The precision and accuracy of a displacement measured with quadrature-detection systems are limited by a set of errors [1,10,11] that generally arise from mechanical, optical, and electric sources. When the phase shift between the detected signals deviates from the ideal 90°, the phase-unwrapping procedure  generates an error in the displacement. To analyze this error experimentally, other errors (e.g., unequal gains, zero offsets, deviations from the harmonic signal shape, etc.) need to be eliminated or corrected. This can be most conveniently realized in a homodyne quadrature laser interferometer (HQLI) with two orthogonally polarized signals .
In a HQLI, the phase shift can be continuously varied by rotating a wave plate. However, the rotation of the wave plate also produces unequal signal amplitudes and different zero offsets, both of which can be corrected with the appropriate signal processing. Additionally, in a HQLI, the deviations from the harmonic signal shape  are minimal , since the intensities on the photodiodes vary harmonically due to the inherent physical properties of the interferometer.
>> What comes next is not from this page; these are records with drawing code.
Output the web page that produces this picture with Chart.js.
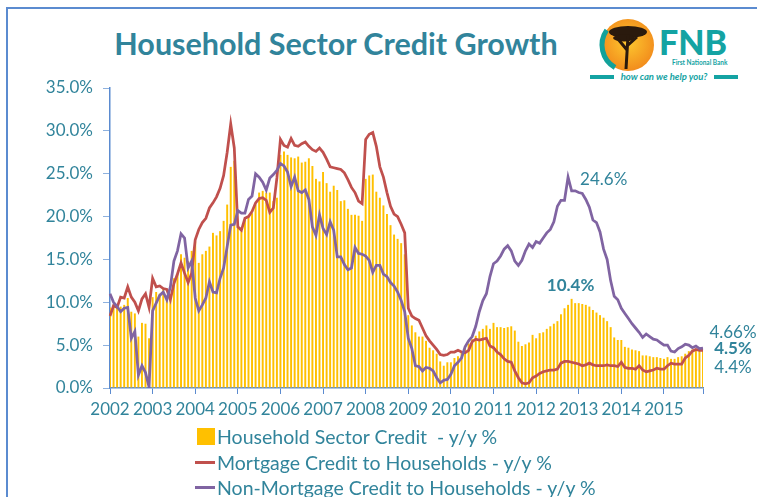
<!DOCTYPE html>
<html>
<head>
<meta charset="utf-8">
<script src="https://cdn.jsdelivr.net/npm/chart.js@4.4.0/dist/chart.umd.min.js"></script>
<style>
  body { margin: 0; background: #fff; font-family: Lato, sans-serif; }
  #wrap { position: relative; width: 757px; height: 497px; overflow: hidden; background: #fff; }
  #frame { position: absolute; left: 6px; top: 7px; width: 800px; height: 600px;
           border-left: 2px solid #5B8BD0; border-top: 2px solid #5B8BD0; }
  #title { position: absolute; left: 0; top: 25px; width: 672px; text-align: center;
           font: bold 30.5px Lato, sans-serif; color: #31849B; }
  #chart { position: absolute; left: 0; top: 0; }
  #logo { position: absolute; left: 588px; top: 10px; }
  #legend { position: absolute; left: 195px; top: 424px; color: #31849B;
            font: 19.5px Lato, sans-serif; }
  .item { display: flex; align-items: center; height: 25.5px; white-space: pre; }
  .swatch { width: 20px; margin-right: 2px; display: inline-block; }
</style>
</head>
<body>
<div id="wrap">
  <div id="frame"></div>
  <div id="title">Household Sector Credit Growth</div>
  <svg id="logo" width="160" height="75">
    <defs>
      <radialGradient id="sun" cx="50%" cy="45%" r="55%">
        <stop offset="0%" stop-color="#FDC82F"/>
        <stop offset="100%" stop-color="#F28C1C"/>
      </radialGradient>
    </defs>
    <circle cx="40" cy="35" r="26" fill="url(#sun)"/>
    <path d="M 27 57.5 A 26 26 0 0 1 18.7 20.1" stroke="#12A19A" stroke-width="5" fill="none"/>
    <ellipse cx="40" cy="22" rx="19" ry="6" fill="#2A1A0D"/>
    <ellipse cx="36" cy="28" rx="11" ry="3.5" fill="#2A1A0D"/>
    <path d="M 40 26 L 38 59 M 39 40 L 30 29 M 39 36 L 49 27" stroke="#2A1A0D" stroke-width="3" fill="none"/>
    <text x="71" y="45" font-family="Lato" font-weight="900" font-size="34" fill="#14A3A3">FNB</text>
    <text x="84" y="55" font-family="Lato" font-weight="bold" font-size="6.5" fill="#14A3A3">First National Bank</text>
    <rect x="2" y="65" width="24" height="4" fill="#14A3A3"/>
    <rect x="126" y="65" width="24" height="4" fill="#14A3A3"/>
    <text x="76" y="70" text-anchor="middle" font-family="Lato" font-style="italic" font-weight="bold" font-size="9.5" fill="#14A3A3">how can we help you?</text>
  </svg>
  <canvas id="chart" width="757" height="497"></canvas>
  <div id="legend"></div>
</div>
<script>
// years on the axis, one category per month
const years = ['2002', '2003', '2004', '2005', '2006', '2007', '2008',
               '2009', '2010', '2011', '2012', '2013', '2014', '2015'];
const monthLabels = [];
years.forEach(y => { for (let m = 1; m <= 12; m++) monthLabels.push(y + '-' + m); });

// Household Sector Credit - y/y % (bars), one row per year
const householdCredit = [
  9.4, 9.7, 9.6, 9.5, 9.7, 10.5, 8.9, 8.7, 6.0, 7.6, 7.5, 5.8,
  10.6, 11.2, 11.0, 11.6, 10.5, 10.5, 12.8, 13.4, 15.6, 15.2, 14.8, 16.0,
  17.1, 14.6, 15.6, 16.0, 16.5, 18.1, 17.8, 18.3, 19.5, 21.4, 25.8, 26.5,
  18.8, 18.3, 19.8, 20.0, 20.4, 21.4, 22.8, 23.0, 22.8, 22.8, 21.8, 22.2,
  27.2, 27.6, 27.2, 26.9, 26.8, 27.0, 26.3, 26.4, 26.8, 25.9, 24.4, 24.1,
  25.2, 23.9, 22.9, 23.6, 23.1, 21.8, 21.9, 20.9, 20.2, 20.2, 20.1, 19.5,
  24.4, 24.8, 24.9, 22.9, 22.2, 21.3, 20.3, 19.0, 17.9, 17.4, 16.9, 15.6,
  8.5, 7.3, 6.5, 6.0, 6.0, 5.5, 4.7, 4.4, 4.0, 3.1, 2.6, 3.0,
  3.0, 3.5, 3.7, 4.1, 4.6, 5.2, 5.7, 6.1, 6.6, 6.9, 7.3, 6.9,
  7.6, 7.1, 7.1, 7.0, 7.1, 7.2, 6.7, 5.4, 4.9, 5.1, 5.3, 6.2,
  5.8, 6.4, 6.5, 6.9, 7.2, 7.5, 7.8, 8.6, 9.3, 9.7, 10.4, 9.9,
  9.9, 9.8, 9.7, 9.5, 9.1, 8.8, 8.5, 8.2, 7.8, 7.1, 5.9, 5.6,
  5.6, 4.8, 4.7, 4.5, 4.4, 4.3, 3.8, 3.8, 3.7, 3.6, 3.6, 3.5,
  3.4, 3.6, 3.4, 3.4, 3.6, 3.7, 4.0, 4.3, 4.5, 4.5, 4.6, 4.5
];

// Mortgage Credit to Households - y/y %
const mortgageCredit = [
  8.4, 9.6, 9.4, 10.6, 10.5, 11.8, 10.6, 10.0, 9.0, 10.4, 11.0, 9.4,
  12.8, 11.8, 11.9, 11.6, 11.5, 10.3, 12.2, 13.3, 14.6, 13.4, 12.3, 13.4,
  17.3, 18.5, 19.3, 19.8, 21.0, 21.6, 22.3, 23.3, 24.8, 27.5, 30.8, 28.0,
  18.8, 18.4, 19.8, 20.0, 20.6, 21.6, 22.1, 22.2, 21.9, 20.5, 21.0, 24.5,
  29.0, 28.3, 28.1, 29.1, 28.3, 28.2, 28.5, 28.7, 28.2, 27.8, 27.6, 28.0,
  27.5, 26.7, 25.8, 25.7, 25.6, 25.5, 25.1, 24.3, 23.4, 22.8, 21.8, 21.5,
  29.0, 29.6, 29.8, 28.2, 25.8, 24.6, 22.8, 21.2, 20.3, 20.0, 19.1, 18.1,
  9.3, 8.4, 8.1, 7.9, 7.0, 6.1, 5.5, 5.0, 4.5, 3.9, 3.8, 3.9,
  4.2, 4.2, 4.4, 4.2, 4.1, 4.4, 5.4, 5.7, 5.6, 5.7, 5.8, 4.9,
  4.7, 4.2, 3.9, 3.4, 3.1, 3.0, 2.0, 1.2, 0.6, 0.5, 0.6, 1.2,
  1.4, 1.7, 1.9, 2.0, 2.1, 2.1, 2.2, 2.9, 3.1, 3.1, 3.0, 2.9,
  2.8, 2.6, 2.7, 2.9, 2.7, 2.6, 2.6, 2.6, 2.7, 2.6, 2.6, 2.5,
  3.0, 2.4, 2.3, 2.3, 2.2, 2.6, 2.1, 1.9, 2.0, 2.1, 2.3, 2.2,
  2.2, 2.6, 2.9, 2.8, 2.8, 2.8, 3.5, 3.8, 4.3, 4.5, 4.4, 4.4
];

// Non-Mortgage Credit to Households - y/y %
const nonMortgageCredit = [
  11.0, 10.0, 9.5, 8.9, 9.3, 9.4, 5.8, 6.6, 1.5, 2.6, 1.8, 0.1,
  9.0, 9.9, 10.8, 11.2, 10.3, 11.8, 14.8, 16.0, 18.0, 17.5, 14.0, 14.8,
  10.5, 9.0, 9.7, 10.5, 12.4, 11.2, 11.1, 12.8, 14.0, 16.5, 19.0, 19.1,
  20.7, 20.4, 20.4, 22.0, 22.4, 25.0, 24.6, 24.0, 23.1, 24.5, 24.9, 25.4,
  26.2, 25.9, 25.2, 23.5, 24.6, 23.0, 22.8, 23.1, 22.0, 18.8, 17.8, 20.2,
  18.6, 17.9, 19.4, 18.4, 15.3, 15.3, 14.4, 13.8, 14.0, 16.4, 15.7, 15.6,
  15.4, 14.9, 13.5, 14.3, 14.3, 13.3, 13.0, 12.3, 11.9, 11.2, 10.2, 8.9,
  5.8, 4.6, 2.6, 2.5, 2.0, 2.4, 2.3, 2.0, 1.2, 0.6, 0.9, 1.0,
  1.6, 2.6, 3.0, 3.5, 4.8, 5.5, 6.0, 7.2, 8.9, 10.2, 11.0, 13.0,
  14.5, 14.8, 15.4, 16.2, 16.6, 16.0, 14.8, 14.3, 14.9, 16.0, 16.8, 16.4,
  17.1, 16.9, 17.5, 18.1, 18.5, 19.4, 21.2, 21.9, 21.9, 24.6, 23.0, 23.0,
  22.8, 22.7, 22.0, 21.1, 19.6, 19.3, 18.2, 16.2, 15.0, 12.5, 10.7, 10.3,
  9.3, 8.7, 8.1, 7.5, 7.0, 6.5, 5.9, 6.3, 6.0, 5.7, 5.6, 5.3,
  5.0, 5.0, 4.3, 4.2, 4.6, 4.8, 5.1, 5.0, 4.7, 4.9, 4.6, 4.66
];

const teal = '#31849B';
const axisBlue = '#5B8BD0';

// value call-outs next to the lines/bars
const callouts = {
  id: 'callouts',
  afterDatasetsDraw(chart) {
    const { ctx } = chart;
    const x = chart.scales.x, y = chart.scales.y;
    const last = householdCredit.length - 1;
    ctx.save();
    ctx.fillStyle = teal;
    ctx.textBaseline = 'middle';
    // non-mortgage peak
    ctx.font = '17px Lato';
    ctx.textAlign = 'left';
    ctx.fillText('24.6%', x.getPixelForValue(129) + 12, y.getPixelForValue(24.6) + 2);
    // household peak
    ctx.font = 'bold 17px Lato';
    ctx.textAlign = 'center';
    ctx.fillText('10.4%', x.getPixelForValue(130) - 1, y.getPixelForValue(10.4) - 13);
    // latest values
    const lx = x.getPixelForValue(last);
    ctx.font = '17px Lato';
    ctx.fillText('4.66%', lx + 30, y.getPixelForValue(4.66) - 16);
    ctx.font = 'bold 17px Lato';
    ctx.fillText('4.5%', lx + 30, y.getPixelForValue(4.5) - 1);
    ctx.font = '17px Lato';
    ctx.fillText('4.4%', lx + 30, y.getPixelForValue(4.4) + 17);
    ctx.restore();
  }
};

const chart = new Chart(document.getElementById('chart'), {
  type: 'bar',
  data: {
    labels: monthLabels,
    datasets: [
      {
        type: 'bar',
        label: 'Household Sector Credit  - y/y %',
        data: householdCredit,
        backgroundColor: '#FFC000',
        barPercentage: 0.55,
        categoryPercentage: 1,
        order: 3
      },
      {
        type: 'line',
        label: 'Mortgage Credit to Households - y/y %',
        data: mortgageCredit,
        borderColor: '#C0504D',
        backgroundColor: '#C0504D',
        borderWidth: 2.75,
        pointRadius: 0,
        tension: 0,
        order: 2
      },
      {
        type: 'line',
        label: 'Non-Mortgage Credit to Households - y/y %',
        data: nonMortgageCredit,
        borderColor: '#8064A2',
        backgroundColor: '#8064A2',
        borderWidth: 2.75,
        pointRadius: 0,
        tension: 0,
        order: 1
      }
    ]
  },
  options: {
    responsive: false,
    animation: false,
    devicePixelRatio: 1,
    layout: { padding: { left: 0, right: 54, top: 88, bottom: 79 } },
    plugins: { legend: { display: false }, tooltip: { enabled: false } },
    scales: {
      x: {
        offset: false,
        grid: {
          offset: false,
          drawOnChartArea: false,
          tickLength: 6,
          color: ctx => (ctx.index % 12 === 0 || ctx.index === householdCredit.length - 1) ? axisBlue : 'rgba(0,0,0,0)'
        },
        border: { color: axisBlue, width: 1.5 },
        ticks: {
          autoSkip: false, maxRotation: 0, minRotation: 0, padding: 5,
          color: teal, font: { family: 'Lato', size: 17 },
          callback: (v, i) => i % 12 === 0 ? monthLabels[i].slice(0, 4) : ''
        },
        afterFit: s => { s.height = 30; }
      },
      y: {
        min: 0, max: 35,
        grid: { drawOnChartArea: false, tickLength: 7, color: '#8EB1DE' },
        border: { color: axisBlue, width: 1.5 },
        ticks: {
          stepSize: 5, padding: 10, color: teal, font: { family: 'Lato', size: 17 },
          callback: v => v.toFixed(1) + '%'
        },
        afterFit: s => { s.width = 110; }
      }
    }
  },
  plugins: [callouts]
});

// legend as a vertical list, built from the chart's own datasets
const legendBox = document.getElementById('legend');
chart.data.datasets.forEach(ds => {
  const row = document.createElement('div');
  row.className = 'item';
  const sw = document.createElement('span');
  sw.className = 'swatch';
  if (ds.type === 'bar') {
    sw.style.height = '17px';
    sw.style.width = '18px';
    sw.style.marginLeft = '2px';
    sw.style.background = ds.backgroundColor;
  } else {
    sw.style.height = '3px';
    sw.style.background = ds.borderColor;
  }
  row.appendChild(sw);
  row.appendChild(document.createTextNode(ds.label));
  legendBox.appendChild(row);
});
</script>
</body>
</html>
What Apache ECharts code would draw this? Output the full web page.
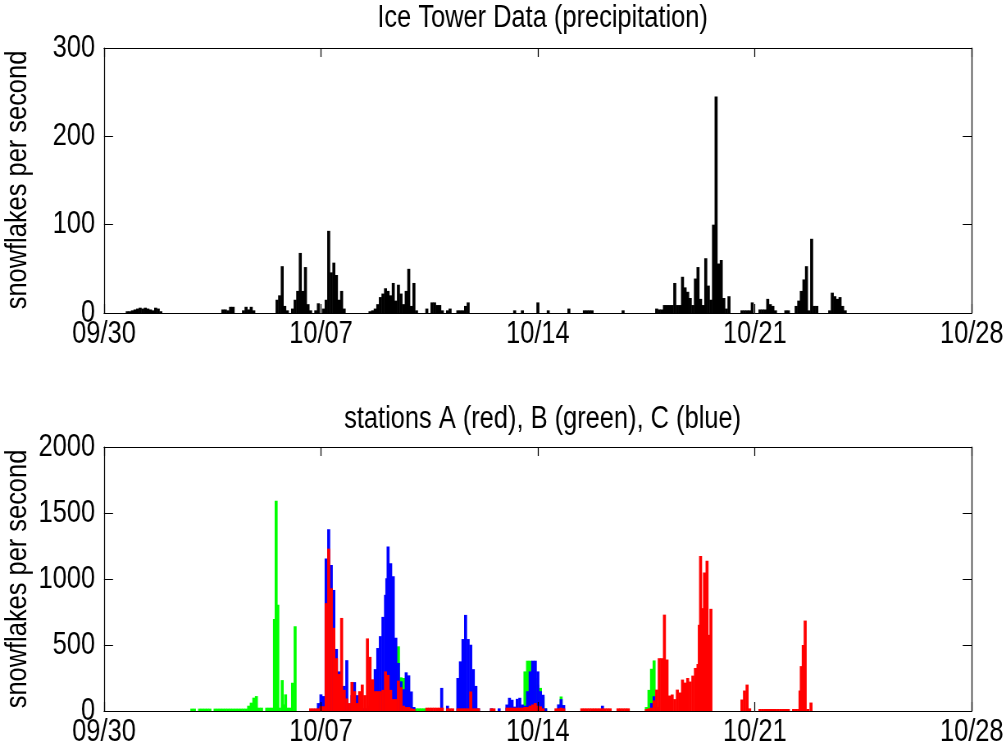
<!DOCTYPE html>
<html>
<head>
<meta charset="utf-8">
<script src="https://cdn.jsdelivr.net/npm/echarts@6/dist/echarts.min.js"></script>
<style>
html,body{margin:0;padding:0;background:#fff;overflow:hidden;}
#wrap{width:1006px;height:748px;overflow:hidden;}
#chart{width:1227px;height:748px;transform:scaleX(0.819886);transform-origin:0 0;}
</style>
</head>
<body>
<div id="wrap"><div id="chart"></div></div>
<script>
// x values: hours since 09/30 00:00
const tickLabels = ['09/30', '10/07', '10/14', '10/21', '10/28'];
const topTitle = 'Ice Tower Data (precipitation)';
const bottomTitle = 'stations A (red), B (green), C (blue)';
const yName = 'snowflakes per second';

const tower = [
  [18,2],[20,2],[22,3],[24,4],[26,5],[28,6],[30,5],[32,6],[34,5],[36,4],[38,3],[40,6],[42,5],[44,2],
  [92,4],[94,4],[96,3],[98,7],[100,7],
  [108,3],[110,7],[112,4],[114,7],[116,3],
  [134,15],[136,20],[138,53],[140,8],[142,3],
  [146,5],[148,15],[150,25],[152,68],[154,25],[156,52],[158,10],
  [160,3],[164,3],[166,11],
  [170,5],[172,15],[174,93],[176,46],[178,57],[180,43],[182,15],[184,25],[186,5],
  [206,2],[208,3],[210,5],[212,10],[214,18],[216,22],[218,28],[220,25],[222,20],[224,34],[226,14],[228,32],[230,22],[232,10],[234,25],[236,50],[238,8],[240,34],[242,3],
  [250,5],[254,12],[256,12],[258,9],[260,9],[262,3],[266,3],[268,5],[274,3],[276,3],[278,3],[280,8],[282,12],
  [318,3],[324,3],[336,12],[344,3],[360,5],[372,3],[374,3],[376,3],[378,3],[402,3],
  [428,5],[430,4],[432,4],[434,9],[436,9],[438,9],[440,9],[442,34],[444,9],[446,9],[448,41],[450,29],[452,24],[454,17],[456,9],[458,39],[460,52],[462,16],[464,9],[466,62],[468,31],[470,15],[472,100],[474,245],[476,56],[478,60],[480,17],[482,5],[484,19],
  [494,3],[496,3],[498,3],[500,3],[502,12],[508,4],[510,4],[512,4],[514,16],[516,10],[518,8],[520,3],[528,3],[530,3],
  [536,8],[538,14],[540,25],[542,38],[544,53],[546,3],[548,84],[550,8],[552,8],
  [562,3],[564,23],[566,19],[568,16],[570,18],[572,8],[574,3]
];

// station A (red)
const stationA = [
  [160,20],[162,20],[164,20],[166,20],[168,36],[170,36],[172,817],[174,1230],[176,930],[178,630],[180,400],[182,280],[184,705],[186,160],[188,95],[190,60],[192,220],[194,150],[196,60],[198,150],[200,200],[202,120],[204,550],[206,410],[208,240],[210,150],[212,150],[214,150],[216,160],[218,300],[220,273],[222,160],[224,90],[226,90],[228,230],[230,180],[232,40],[234,30],[236,30],[238,20],[240,15],
  [250,25],[252,25],[254,25],[256,25],[258,25],[260,25],[262,25],[266,20],[268,20],[270,20],[274,20],[276,20],[278,20],[280,20],[282,20],[284,148],[286,20],[288,20],[290,20],
  [300,20],[302,20],
  [312,25],[314,25],[316,25],[318,25],[320,25],[322,25],[324,25],[326,30],[328,30],[330,40],[332,49],[334,60],[336,40],[338,35],[340,20],
  [350,20],[352,20],[354,25],[356,20],
  [370,20],[372,20],[374,20],[376,20],[378,20],[380,20],[382,20],[384,20],[386,20],[388,20],[390,20],[392,20],[398,20],[400,20],[402,20],[404,20],[406,20],
  [420,15],[422,20],[424,25],[426,80],[428,162],[430,400],[432,400],[434,730],[436,390],[438,117],[440,125],[442,90],[444,162],[446,140],[448,238],[450,215],[452,250],[454,223],[456,268],[458,326],[460,356],[461,653],[462,1174],[463.5,779],[465,1050],[467,1138],[468.5,577],[470,774],
  [494,87],[496,155],[498,200],[500,20],
  [508,15],[510,15],[512,15],[514,15],[516,15],[518,15],[520,15],[522,15],[524,15],[526,15],[528,15],[530,15],[534,15],[536,15],[538,15],[539,155],[540,340],[541.5,500],[543,685],[545,15],[547.5,64]
];

// station B (green)
const stationB = [
  [68,18],[70,18],[74,18],[76,18],[78,18],[80,18],[82,18],[86,18],[88,18],[90,18],[92,18],[94,18],[96,18],[98,18],[100,18],[102,18],[104,18],[106,18],[108,18],[110,18],
  [112,40],[114,63],[116,101],[118,113],[120,25],[122,25],[126,25],[128,25],[130,25],[132,697],[133.3,1592],[134.6,805],[136,25],[138,234],[139.3,50],[140.6,126],[142,25],[144,25],[146,214],[148,642],
  [160,15],[162,15],
  [226,20],[228,490],[230,255],[232,250],[234,30],[236,20],[238,20],[240,20],[242,20],[244,20],[246,20],[248,20],
  [326,300],[328,381],[330,381],[332,300],[334,250],[336,200],[338,175],[340,109],[342,20],
  [354,110],
  [406,15],
  [420,30],[422,160],[424,320],[426,383],[428,20]
];

// station C (blue)
const stationC = [
  [160,15],[162,15],[164,15],[166,60],[168,126],[170,113],[172,1156],[174,1377],[176,1106],[178,917],[180,470],[182,300],[184,170],[186,190],[188,385],[190,50],[192,120],[194,219],[196,120],[198,40],[200,20],[202,20],[204,20],[206,40],[208,100],[210,317],[212,477],[214,567],[216,713],[218,880],[219,1005],[220,1246],[222,1120],[224,1020],[226,555],[228,364],[230,225],[232,165],[234,293],[236,270],[238,148],[240,30],
  [261.5,175],[266,40],
  [274,250],[276,376],[278,545],[280,728],[282,545],[284,502],[286,317],[288,190],[290,20],
  [300,20],[306,20],
  [312,49],[314,100],[316,85],[318,33],[320,92],[322,100],[324,49],[326,40],[328,150],[330,300],[332,381],[334,381],[336,300],[338,150],[340,123],[342,20],
  [352,50],[354,90],[356,45],
  [386,40],
  [424,60],[426,112],[428,30]
];

// the canvas is drawn wide and squeezed horizontally by S (condensed text look)
const S = 0.819886;
const FONT = '"Liberation Sans", Arial, Helvetica, sans-serif';
const FS = 31;
const XMAX = 672, XSTEP = 168;
const gx = v => v / S;   // horizontal final px -> canvas px

function xAxes(gridIndex) {
  const base = {
    type: 'value', gridIndex, min: 0, max: XMAX, interval: XSTEP, z: 10,
    axisLine: { show: true, onZero: false, lineStyle: { color: '#000', width: 1 } },
    axisTick: { show: true, inside: true, length: 9, lineStyle: { color: '#000', width: gx(1) } },
    splitLine: { show: false }
  };
  return [
    Object.assign({}, base, {
      position: 'bottom',
      axisLabel: { show: true, margin: 6, color: '#000', fontFamily: FONT, fontSize: FS,
        formatter: v => tickLabels[Math.round(v / XSTEP)] }
    }),
    Object.assign({}, base, { position: 'top', axisLabel: { show: false } })
  ];
}
function yAxes(gridIndex, max, step) {
  const base = {
    type: 'value', gridIndex, min: 0, max, interval: step, z: 10,
    axisLine: { show: true, onZero: false, lineStyle: { color: '#000', width: gx(1) } },
    axisTick: { show: true, inside: true, length: gx(9), lineStyle: { color: '#000', width: 1 } },
    splitLine: { show: false }
  };
  return [
    Object.assign({}, base, {
      position: 'left',
      axisLabel: { show: true, margin: gx(9), color: '#000', fontFamily: FONT, fontSize: FS,
        formatter: v => String(v) }
    }),
    Object.assign({}, base, { position: 'right', axisLabel: { show: false } })
  ];
}
function barSeries(name, data, color, xi, yi) {
  return {
    type: 'bar', name, data, xAxisIndex: xi, yAxisIndex: yi,
    barWidth: gx(3), barGap: '-100%', itemStyle: { color }, silent: true
  };
}
function yNameText(cy) {
  return {
    type: 'text', x: gx(18), y: cy, rotation: Math.PI / 2,
    scaleX: S, scaleY: 1 / S, z: 20,
    style: { text: yName, fill: '#000', font: FS + 'px ' + FONT, align: 'center', verticalAlign: 'middle' }
  };
}
function titleText(text, top) {
  return {
    text, left: gx(538.5), textAlign: 'center', top,
    textStyle: { color: '#000', fontFamily: FONT, fontSize: FS, fontWeight: 'normal' }
  };
}

const chart = echarts.init(document.getElementById('chart'), null, { renderer: 'canvas' });
chart.setOption({
  animation: false,
  backgroundColor: '#fff',
  title: [titleText(topTitle, -2), titleText(bottomTitle, 399)],
  grid: [
    { left: gx(104), top: 48, width: gx(869), height: 265 },
    { left: gx(104), top: 447, width: gx(869), height: 265 }
  ],
  xAxis: [...xAxes(0), ...xAxes(1)],
  yAxis: [...yAxes(0, 300, 100), ...yAxes(1, 2000, 500)],
  graphic: [yNameText(180), yNameText(579)],
  series: [
    barSeries('Ice Tower', tower, '#000000', 0, 0),
    barSeries('B', stationB, '#00ff00', 2, 2),
    barSeries('C', stationC, '#0000ff', 2, 2),
    barSeries('A', stationA, '#ff0000', 2, 2)
  ]
});
</script>
</body>
</html>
The three commonly encountered systematic nonlinearities of a detector—unequal AC amplitudes, DC offsets, and quadrature phase-shift error—are typically all determined and corrected together using a traditional elliptical fitting technique based on a least-squares method [10,13,14]. Because the main aim of our study was to present the influence of quadrature phase shift on the measured displacement error, we separated the phase-shift error from the other two errors with specially developed software based on the processing algorithm described in this paper. Moreover, the separation of errors reduces the number of least-squares fitting parameters from four (two DC offsets, ratio of AC amplitudes, and phase-shift) to only one, i.e., phase-shift. Our software makes it possible to acquire the raw signals, process the data, and also to estimate and correct the common detector errors. Since the data processing includes only one least-squares fitting parameter it proved more robust and faster than fitting the ellipse in the traditional way. When a real-time correction of the nonlinearities is needed, the data processing described here can be implemented in a suitable digital or analogue signal-processing module [15,16].
This paper investigates the displacement error due to the lack of quadrature with a two-detector homodyne laser interferometer. The performance of the HQLI operating with an arbitrary phase shift is described using Jones calculus. We present robust data processing to obtain the error-corrected displacement, where the phase-shift error is separated from the other nonlinearities. The quadrature phase-shift error is measured, the theoretical error region is determined and the error is qualitatively and quantitatively evaluated. The main results are discussed and the applicability for other quadrature-detection systems is proposed.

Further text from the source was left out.